Story URL: http://news.medill.northwestern.edu/chicago/news.aspx?id=210639
Story Retrieval Date: 5/20/2013 3:14:29 AM CST
Horse-drawn carriages aren’t PETA’s only target in Chicago. The animal rights group opposes all horses in cities — that includes mounted units for police departments, said Ryan Huling, a representative from People for the Ethical Treatment of Animals.
Huling said mounted police units pose similar problems.
“I think it’s another example of an outmoded form of transportation,” adding that people are now “in the 21st century.”
“Unfortunately when it comes to police departments, they often put the animals in harm’s way,” he said.

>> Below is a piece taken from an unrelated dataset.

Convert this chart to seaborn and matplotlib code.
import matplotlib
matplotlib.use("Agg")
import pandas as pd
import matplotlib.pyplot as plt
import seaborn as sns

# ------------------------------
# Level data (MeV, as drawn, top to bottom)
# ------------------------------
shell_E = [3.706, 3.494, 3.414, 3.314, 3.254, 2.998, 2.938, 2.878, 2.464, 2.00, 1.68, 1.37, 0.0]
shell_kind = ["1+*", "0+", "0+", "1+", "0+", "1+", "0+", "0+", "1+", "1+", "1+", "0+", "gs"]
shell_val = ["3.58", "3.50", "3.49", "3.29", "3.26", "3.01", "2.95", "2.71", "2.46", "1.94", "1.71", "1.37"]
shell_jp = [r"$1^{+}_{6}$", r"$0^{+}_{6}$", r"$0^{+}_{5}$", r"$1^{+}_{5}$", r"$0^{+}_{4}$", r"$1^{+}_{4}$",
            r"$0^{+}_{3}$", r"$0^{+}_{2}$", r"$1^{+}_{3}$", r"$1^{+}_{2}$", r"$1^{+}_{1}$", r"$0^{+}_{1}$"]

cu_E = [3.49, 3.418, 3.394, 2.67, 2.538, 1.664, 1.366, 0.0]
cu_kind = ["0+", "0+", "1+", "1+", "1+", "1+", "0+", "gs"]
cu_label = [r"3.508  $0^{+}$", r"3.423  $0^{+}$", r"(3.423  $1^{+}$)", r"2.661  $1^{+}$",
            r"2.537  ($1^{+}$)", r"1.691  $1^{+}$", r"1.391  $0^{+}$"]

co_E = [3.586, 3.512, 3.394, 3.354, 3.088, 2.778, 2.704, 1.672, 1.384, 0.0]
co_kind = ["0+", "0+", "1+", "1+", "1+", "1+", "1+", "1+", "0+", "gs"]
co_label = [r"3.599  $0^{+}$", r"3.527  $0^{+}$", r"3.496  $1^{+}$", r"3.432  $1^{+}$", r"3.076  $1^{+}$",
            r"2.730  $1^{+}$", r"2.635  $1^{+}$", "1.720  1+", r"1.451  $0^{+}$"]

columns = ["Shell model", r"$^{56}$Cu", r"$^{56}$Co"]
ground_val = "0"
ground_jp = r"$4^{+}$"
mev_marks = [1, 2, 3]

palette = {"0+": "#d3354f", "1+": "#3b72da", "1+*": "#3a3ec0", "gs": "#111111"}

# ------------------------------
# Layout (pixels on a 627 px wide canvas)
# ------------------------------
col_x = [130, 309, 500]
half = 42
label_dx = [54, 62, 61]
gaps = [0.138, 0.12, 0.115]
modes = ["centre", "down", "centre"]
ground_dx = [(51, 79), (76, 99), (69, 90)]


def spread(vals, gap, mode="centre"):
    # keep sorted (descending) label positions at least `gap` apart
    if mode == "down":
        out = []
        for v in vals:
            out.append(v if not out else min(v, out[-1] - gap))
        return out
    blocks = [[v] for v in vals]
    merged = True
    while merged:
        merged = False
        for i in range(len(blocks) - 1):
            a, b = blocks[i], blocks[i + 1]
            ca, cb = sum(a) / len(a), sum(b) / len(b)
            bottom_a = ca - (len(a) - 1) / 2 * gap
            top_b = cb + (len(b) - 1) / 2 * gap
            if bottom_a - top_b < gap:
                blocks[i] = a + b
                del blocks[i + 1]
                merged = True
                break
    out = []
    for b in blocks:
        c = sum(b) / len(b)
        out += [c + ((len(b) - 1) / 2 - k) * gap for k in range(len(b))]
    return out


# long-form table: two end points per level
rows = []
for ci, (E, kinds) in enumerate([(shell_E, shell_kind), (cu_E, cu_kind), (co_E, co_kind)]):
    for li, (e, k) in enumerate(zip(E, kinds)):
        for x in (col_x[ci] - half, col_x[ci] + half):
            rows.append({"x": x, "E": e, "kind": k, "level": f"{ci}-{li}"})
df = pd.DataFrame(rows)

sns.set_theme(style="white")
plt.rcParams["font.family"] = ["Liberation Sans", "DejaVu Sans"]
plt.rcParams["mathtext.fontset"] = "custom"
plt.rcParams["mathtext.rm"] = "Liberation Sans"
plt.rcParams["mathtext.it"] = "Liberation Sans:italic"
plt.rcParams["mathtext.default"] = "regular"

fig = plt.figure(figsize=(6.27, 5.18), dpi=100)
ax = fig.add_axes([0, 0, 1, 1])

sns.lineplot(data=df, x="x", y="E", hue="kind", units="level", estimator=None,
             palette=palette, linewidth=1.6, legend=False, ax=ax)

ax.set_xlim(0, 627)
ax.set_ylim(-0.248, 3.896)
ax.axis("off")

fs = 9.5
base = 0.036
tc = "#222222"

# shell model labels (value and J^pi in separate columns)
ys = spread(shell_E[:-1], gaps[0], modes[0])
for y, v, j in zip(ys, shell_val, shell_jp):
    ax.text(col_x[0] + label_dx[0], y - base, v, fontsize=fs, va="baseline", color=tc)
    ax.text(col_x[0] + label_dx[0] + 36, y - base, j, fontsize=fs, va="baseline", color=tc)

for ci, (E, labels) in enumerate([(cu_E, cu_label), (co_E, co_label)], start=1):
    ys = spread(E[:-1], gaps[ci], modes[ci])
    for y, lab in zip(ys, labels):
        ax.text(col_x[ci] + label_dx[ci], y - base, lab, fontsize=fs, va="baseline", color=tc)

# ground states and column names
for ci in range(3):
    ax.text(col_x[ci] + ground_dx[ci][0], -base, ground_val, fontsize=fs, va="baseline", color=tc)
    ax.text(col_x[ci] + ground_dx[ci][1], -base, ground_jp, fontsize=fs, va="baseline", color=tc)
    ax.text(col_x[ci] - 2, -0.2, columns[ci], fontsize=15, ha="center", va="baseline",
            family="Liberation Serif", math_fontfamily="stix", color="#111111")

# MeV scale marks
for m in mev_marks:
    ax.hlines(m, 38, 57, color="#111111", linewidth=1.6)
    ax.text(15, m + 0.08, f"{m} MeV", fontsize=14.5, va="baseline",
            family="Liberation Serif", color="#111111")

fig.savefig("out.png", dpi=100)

Officer Joe Cistaro, who trains horses for the Chicago Police Department’s Mounted Unit, said the unit rides breeds of horses that are naturally less skittish, and trains them to not fear crowds. He added that horses are often needed for crowd control, to improve officers’ vantage point in potentially dangerous situations.
Cistaro added that horses are able to travel where cars cannot — an advantage for mobility across beaches or parks.
The Mounted Unit website lists other advantages for its use of horses.
“They are Ambassadors of Good Will and encourage approachability by members of the public, since many people love animals or are curious about horses,” and for crowd management, “eliminating face to face confrontation between a citizen and a police officer, providing a calming effect on crowds in tense situations, and providing a strong police force multiplier since one mounted patrol officer equals 10 footed police officers,” according to the website.